When pursuing asymmetric and robust absolute returns, a prudent investor may consider placing their bets on Borr and Transocean. The strategy involves anticipating the expansion of Offshore Cantillon's centre of gravity as the cycle progresses. This straightforward approach is often the path to discovering multi-baggers.
As can be seen above, when we juxtapose idiosyncratic industries like offshore against broad market names like NVIDIA, Ark Investment and Cloudflare, understanding sensitivity relative to the centres of gravity from the economic level down to the sectorial level can help one find the best risk-adjusted bet that will produce meaningful profits. This key point also helps reiterate the power of lagged effects and why real-alpha is always found "beyond the bend". It is so hard because it requires genuine faith and the byproduct of it, which is immense patience for just a probable chance of materializing, and most people just aren't wired to make this kind of money. But it is this kind of money that makes investing worthwhile because being able to "skate to where the puck is going" produces uncorrelated alpha (alpha that is not derived from closet indexing to S&500 or Nasdaq or whatever benchmark one runs against), and this is the kind of returns that is sustainable (buoyant in-spite of circumstance because the portfolio does not have to be entirely beholden to the ebbs and flow of the broad market) and has the potential for meaningful absolute returns if it's given a chance to compound over an extended period.

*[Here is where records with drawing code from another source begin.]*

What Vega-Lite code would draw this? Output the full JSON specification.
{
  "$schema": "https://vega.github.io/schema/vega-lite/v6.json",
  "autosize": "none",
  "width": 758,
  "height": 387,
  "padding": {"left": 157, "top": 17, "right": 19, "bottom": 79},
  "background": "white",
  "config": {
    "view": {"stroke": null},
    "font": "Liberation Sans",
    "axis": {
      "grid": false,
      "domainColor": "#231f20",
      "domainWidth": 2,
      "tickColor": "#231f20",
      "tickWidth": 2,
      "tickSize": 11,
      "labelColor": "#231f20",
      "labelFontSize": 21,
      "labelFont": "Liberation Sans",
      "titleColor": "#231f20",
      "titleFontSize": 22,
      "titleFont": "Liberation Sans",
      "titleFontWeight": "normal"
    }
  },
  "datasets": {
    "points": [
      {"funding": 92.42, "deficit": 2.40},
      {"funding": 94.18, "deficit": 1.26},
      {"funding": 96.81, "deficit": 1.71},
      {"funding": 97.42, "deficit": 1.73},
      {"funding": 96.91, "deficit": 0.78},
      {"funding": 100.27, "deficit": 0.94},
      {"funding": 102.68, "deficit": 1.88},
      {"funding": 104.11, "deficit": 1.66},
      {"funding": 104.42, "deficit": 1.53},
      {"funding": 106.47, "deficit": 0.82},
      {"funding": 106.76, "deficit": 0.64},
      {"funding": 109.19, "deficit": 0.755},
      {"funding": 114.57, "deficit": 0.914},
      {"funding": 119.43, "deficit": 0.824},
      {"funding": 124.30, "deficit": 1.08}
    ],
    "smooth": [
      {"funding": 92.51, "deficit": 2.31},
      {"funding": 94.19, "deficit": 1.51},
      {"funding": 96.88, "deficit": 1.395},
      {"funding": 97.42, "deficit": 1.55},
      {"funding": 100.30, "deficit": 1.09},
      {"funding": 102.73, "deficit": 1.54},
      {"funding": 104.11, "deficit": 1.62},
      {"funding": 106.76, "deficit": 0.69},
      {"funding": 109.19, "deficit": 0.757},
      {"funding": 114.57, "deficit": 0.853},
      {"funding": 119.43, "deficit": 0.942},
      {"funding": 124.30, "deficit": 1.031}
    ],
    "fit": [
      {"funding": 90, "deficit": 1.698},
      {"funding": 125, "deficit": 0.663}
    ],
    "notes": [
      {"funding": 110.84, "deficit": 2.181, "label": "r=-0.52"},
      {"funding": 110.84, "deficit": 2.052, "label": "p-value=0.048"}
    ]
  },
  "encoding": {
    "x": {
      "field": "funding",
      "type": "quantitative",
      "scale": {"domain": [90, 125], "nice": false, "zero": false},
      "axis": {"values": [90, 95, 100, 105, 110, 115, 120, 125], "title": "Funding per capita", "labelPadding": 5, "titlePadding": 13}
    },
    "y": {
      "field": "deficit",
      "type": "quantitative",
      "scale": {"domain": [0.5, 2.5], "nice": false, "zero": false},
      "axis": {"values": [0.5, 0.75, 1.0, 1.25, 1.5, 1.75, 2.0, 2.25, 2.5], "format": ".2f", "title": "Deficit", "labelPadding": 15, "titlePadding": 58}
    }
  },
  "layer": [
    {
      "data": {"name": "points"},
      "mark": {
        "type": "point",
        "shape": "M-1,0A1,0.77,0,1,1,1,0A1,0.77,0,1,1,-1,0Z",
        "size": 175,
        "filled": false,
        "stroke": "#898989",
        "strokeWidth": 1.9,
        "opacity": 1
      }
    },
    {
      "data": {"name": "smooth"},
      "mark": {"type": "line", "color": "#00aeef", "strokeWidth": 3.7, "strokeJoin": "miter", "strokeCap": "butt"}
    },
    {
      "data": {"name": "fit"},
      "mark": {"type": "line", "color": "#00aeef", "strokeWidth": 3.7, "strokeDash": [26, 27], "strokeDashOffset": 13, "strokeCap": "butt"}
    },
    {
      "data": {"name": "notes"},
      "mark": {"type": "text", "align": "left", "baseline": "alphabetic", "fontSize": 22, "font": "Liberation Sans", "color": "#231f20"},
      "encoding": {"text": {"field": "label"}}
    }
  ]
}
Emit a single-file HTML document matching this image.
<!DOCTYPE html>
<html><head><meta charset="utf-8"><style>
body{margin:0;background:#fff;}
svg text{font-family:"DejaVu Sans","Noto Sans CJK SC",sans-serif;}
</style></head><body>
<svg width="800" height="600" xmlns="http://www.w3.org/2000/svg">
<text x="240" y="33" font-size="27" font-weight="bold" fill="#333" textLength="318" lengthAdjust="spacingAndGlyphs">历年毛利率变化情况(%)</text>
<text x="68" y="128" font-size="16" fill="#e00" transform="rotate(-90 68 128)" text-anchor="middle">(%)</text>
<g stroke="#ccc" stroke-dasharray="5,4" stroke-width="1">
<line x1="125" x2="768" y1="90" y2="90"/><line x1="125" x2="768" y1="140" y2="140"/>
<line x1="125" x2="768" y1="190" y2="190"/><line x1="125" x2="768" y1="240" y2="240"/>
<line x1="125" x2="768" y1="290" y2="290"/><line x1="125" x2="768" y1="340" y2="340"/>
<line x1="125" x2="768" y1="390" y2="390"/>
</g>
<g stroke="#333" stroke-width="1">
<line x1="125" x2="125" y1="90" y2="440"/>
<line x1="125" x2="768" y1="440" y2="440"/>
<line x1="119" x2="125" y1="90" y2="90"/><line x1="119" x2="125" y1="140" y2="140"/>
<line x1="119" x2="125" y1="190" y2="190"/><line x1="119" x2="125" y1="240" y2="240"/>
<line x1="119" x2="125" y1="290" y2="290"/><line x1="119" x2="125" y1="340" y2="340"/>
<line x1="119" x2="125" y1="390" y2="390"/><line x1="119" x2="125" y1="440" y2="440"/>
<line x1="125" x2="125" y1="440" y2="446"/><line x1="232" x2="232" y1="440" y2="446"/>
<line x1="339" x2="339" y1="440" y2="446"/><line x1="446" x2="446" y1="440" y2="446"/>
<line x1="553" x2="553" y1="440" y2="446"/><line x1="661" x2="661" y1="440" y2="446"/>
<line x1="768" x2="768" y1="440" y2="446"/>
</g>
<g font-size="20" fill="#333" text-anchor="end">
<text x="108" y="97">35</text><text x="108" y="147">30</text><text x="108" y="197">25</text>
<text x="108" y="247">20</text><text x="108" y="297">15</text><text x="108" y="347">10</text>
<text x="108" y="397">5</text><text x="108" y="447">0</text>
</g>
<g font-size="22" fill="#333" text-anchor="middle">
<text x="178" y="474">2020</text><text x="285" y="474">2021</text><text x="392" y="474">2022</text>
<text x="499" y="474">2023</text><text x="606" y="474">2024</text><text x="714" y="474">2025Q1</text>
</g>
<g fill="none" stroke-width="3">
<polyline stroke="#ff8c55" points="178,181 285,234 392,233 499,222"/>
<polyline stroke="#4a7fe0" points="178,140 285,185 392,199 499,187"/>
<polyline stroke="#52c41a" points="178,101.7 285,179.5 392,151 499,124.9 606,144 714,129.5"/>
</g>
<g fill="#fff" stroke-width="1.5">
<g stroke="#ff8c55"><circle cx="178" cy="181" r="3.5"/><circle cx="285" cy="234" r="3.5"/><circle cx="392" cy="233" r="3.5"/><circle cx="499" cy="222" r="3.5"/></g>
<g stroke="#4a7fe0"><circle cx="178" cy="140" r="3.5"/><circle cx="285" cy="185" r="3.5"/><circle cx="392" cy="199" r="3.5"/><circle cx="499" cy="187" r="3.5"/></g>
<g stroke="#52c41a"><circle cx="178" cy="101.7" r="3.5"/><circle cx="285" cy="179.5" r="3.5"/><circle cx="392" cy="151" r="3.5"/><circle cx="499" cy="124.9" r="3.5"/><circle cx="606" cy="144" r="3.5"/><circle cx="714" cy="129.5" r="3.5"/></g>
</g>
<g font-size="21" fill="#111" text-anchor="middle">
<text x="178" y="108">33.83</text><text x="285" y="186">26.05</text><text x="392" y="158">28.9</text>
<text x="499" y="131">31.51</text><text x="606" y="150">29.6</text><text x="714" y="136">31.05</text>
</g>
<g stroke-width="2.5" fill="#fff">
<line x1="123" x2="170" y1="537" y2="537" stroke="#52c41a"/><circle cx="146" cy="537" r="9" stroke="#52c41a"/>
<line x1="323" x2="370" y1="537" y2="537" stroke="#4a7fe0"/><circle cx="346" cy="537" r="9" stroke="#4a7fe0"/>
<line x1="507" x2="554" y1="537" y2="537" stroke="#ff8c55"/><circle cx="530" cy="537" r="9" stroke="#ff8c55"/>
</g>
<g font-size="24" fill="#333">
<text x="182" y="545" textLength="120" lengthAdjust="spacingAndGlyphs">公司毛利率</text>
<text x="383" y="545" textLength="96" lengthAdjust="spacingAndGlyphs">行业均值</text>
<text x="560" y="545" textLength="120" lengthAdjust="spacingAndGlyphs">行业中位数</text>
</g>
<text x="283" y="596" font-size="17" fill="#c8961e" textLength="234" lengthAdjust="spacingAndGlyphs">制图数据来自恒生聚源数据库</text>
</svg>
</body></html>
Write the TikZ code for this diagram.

An important caveat is the fact that uncorrelated alpha cuts both ways. There will be periods when the portfolio will appear foolish relative to the broad market, producing neutral to even negative returns when all other indices are going up. Recognizing and resisting the urge to take corrective measures during such periods is what the best investors get paid to do, much more so than finding the next big thing. The Cantillon matrix is not so much a hard science of asset classification but rather a concept to approximate the timeline to asset performance based on the ebbs and flows of the global economy. This exercise in mental approximation helps fortify a reasonable mental moat to help investors resist the urge to act before Cantillon's time has yet to arrive.
“It never was my thinking that made the big money for me. It always was my sitting. Got that? My sitting tight! It is no trick at all to be right on the market. You always find lots of early bulls in bull markets and early bears in bear markets. I've known many men who were right at exactly the right time, and began buying or selling stocks when prices were at the very level which should show the greatest profit. And their experience invariably matched mine--that is, they made no real money out of it. Men who can both be right and sit tight are uncommon.”